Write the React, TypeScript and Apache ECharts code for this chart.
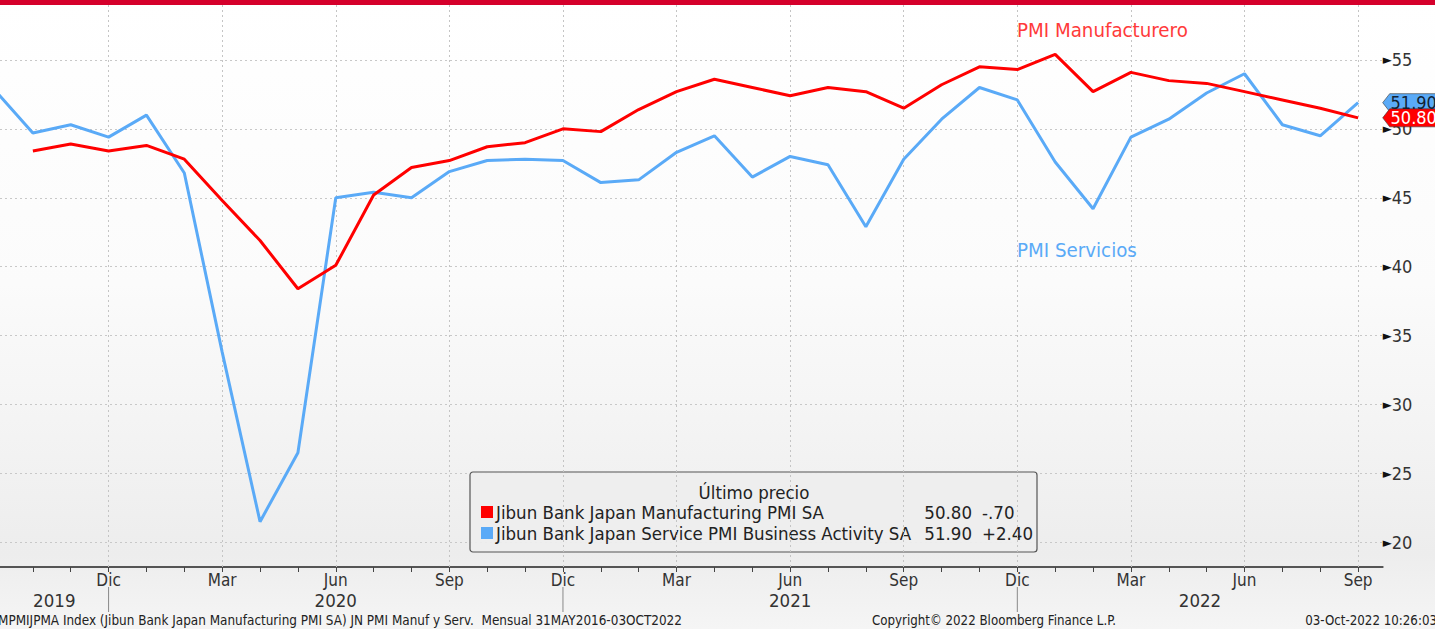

___

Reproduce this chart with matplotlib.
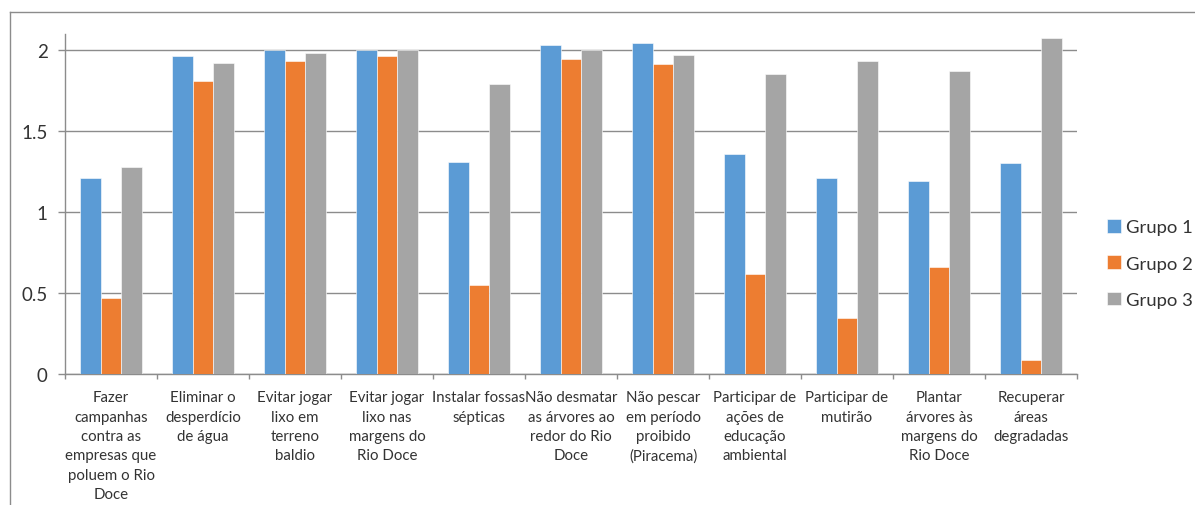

___

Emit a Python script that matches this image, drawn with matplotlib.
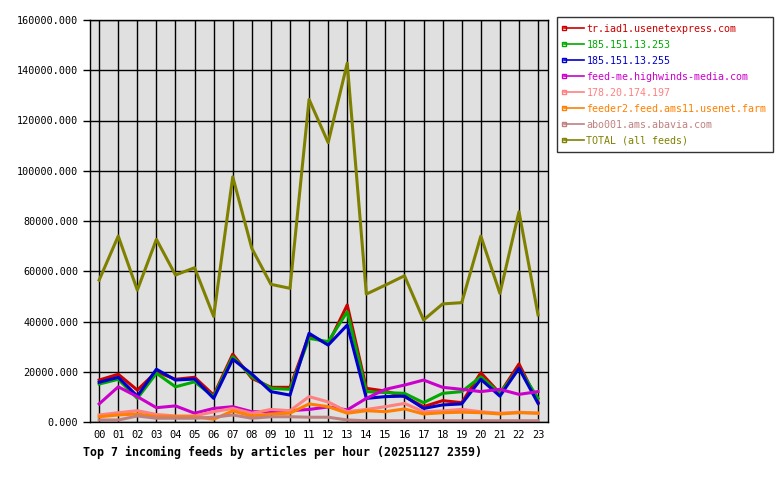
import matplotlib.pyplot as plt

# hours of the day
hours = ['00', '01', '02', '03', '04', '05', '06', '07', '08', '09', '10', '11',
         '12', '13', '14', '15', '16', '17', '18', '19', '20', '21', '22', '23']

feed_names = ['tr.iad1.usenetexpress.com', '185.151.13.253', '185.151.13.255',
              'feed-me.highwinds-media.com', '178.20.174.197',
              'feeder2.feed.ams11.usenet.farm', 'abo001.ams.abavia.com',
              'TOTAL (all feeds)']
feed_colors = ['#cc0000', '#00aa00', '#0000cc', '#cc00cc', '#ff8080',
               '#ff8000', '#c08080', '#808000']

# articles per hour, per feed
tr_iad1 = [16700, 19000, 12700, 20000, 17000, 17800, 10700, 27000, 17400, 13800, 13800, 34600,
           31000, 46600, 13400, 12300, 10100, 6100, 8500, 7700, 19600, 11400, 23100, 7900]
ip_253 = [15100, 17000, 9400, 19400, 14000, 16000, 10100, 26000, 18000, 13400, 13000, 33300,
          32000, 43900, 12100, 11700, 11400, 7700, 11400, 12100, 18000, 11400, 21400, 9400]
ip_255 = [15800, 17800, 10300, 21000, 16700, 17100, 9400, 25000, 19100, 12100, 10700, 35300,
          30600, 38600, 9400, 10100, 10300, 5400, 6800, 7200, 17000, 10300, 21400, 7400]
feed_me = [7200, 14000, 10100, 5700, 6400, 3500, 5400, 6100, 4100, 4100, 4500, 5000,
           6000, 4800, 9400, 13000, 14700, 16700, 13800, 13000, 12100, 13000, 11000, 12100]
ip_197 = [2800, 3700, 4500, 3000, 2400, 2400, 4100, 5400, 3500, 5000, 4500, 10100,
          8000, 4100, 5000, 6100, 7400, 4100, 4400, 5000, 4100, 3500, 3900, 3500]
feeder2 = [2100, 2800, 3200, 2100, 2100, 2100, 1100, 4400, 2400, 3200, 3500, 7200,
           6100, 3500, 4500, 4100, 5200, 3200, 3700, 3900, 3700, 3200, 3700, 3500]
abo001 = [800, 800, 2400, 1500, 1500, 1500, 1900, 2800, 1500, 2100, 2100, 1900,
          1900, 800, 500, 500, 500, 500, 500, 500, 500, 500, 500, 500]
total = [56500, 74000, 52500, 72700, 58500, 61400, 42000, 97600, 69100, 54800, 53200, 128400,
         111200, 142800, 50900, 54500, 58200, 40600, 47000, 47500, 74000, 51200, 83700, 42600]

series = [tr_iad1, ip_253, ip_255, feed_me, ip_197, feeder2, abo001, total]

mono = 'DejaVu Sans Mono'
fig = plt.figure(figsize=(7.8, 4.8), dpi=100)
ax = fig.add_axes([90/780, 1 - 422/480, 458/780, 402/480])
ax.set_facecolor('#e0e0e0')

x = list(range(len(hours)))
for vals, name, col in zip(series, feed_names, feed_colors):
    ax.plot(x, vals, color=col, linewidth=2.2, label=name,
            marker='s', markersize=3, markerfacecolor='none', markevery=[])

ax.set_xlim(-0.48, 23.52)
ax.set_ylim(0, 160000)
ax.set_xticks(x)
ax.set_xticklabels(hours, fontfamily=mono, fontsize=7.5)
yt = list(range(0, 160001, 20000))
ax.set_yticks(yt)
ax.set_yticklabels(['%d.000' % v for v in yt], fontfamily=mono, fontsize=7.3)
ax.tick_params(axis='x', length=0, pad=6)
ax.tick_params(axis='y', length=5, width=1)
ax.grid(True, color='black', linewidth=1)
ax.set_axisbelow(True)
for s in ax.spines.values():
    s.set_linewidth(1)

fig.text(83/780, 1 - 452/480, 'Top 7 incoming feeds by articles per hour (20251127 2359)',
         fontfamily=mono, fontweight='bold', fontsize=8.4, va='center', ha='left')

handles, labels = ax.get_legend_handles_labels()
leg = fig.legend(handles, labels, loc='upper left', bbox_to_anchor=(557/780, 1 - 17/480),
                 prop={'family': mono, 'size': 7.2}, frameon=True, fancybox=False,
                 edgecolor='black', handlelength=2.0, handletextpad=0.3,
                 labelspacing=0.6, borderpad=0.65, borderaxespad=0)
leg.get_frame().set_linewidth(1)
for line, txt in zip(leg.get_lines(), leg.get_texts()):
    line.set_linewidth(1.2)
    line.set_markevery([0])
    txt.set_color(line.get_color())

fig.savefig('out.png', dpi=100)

___

■ What the task requires ■
For the data above, state only how many lines include the word "matplotlib".

■ Response to this task ■
3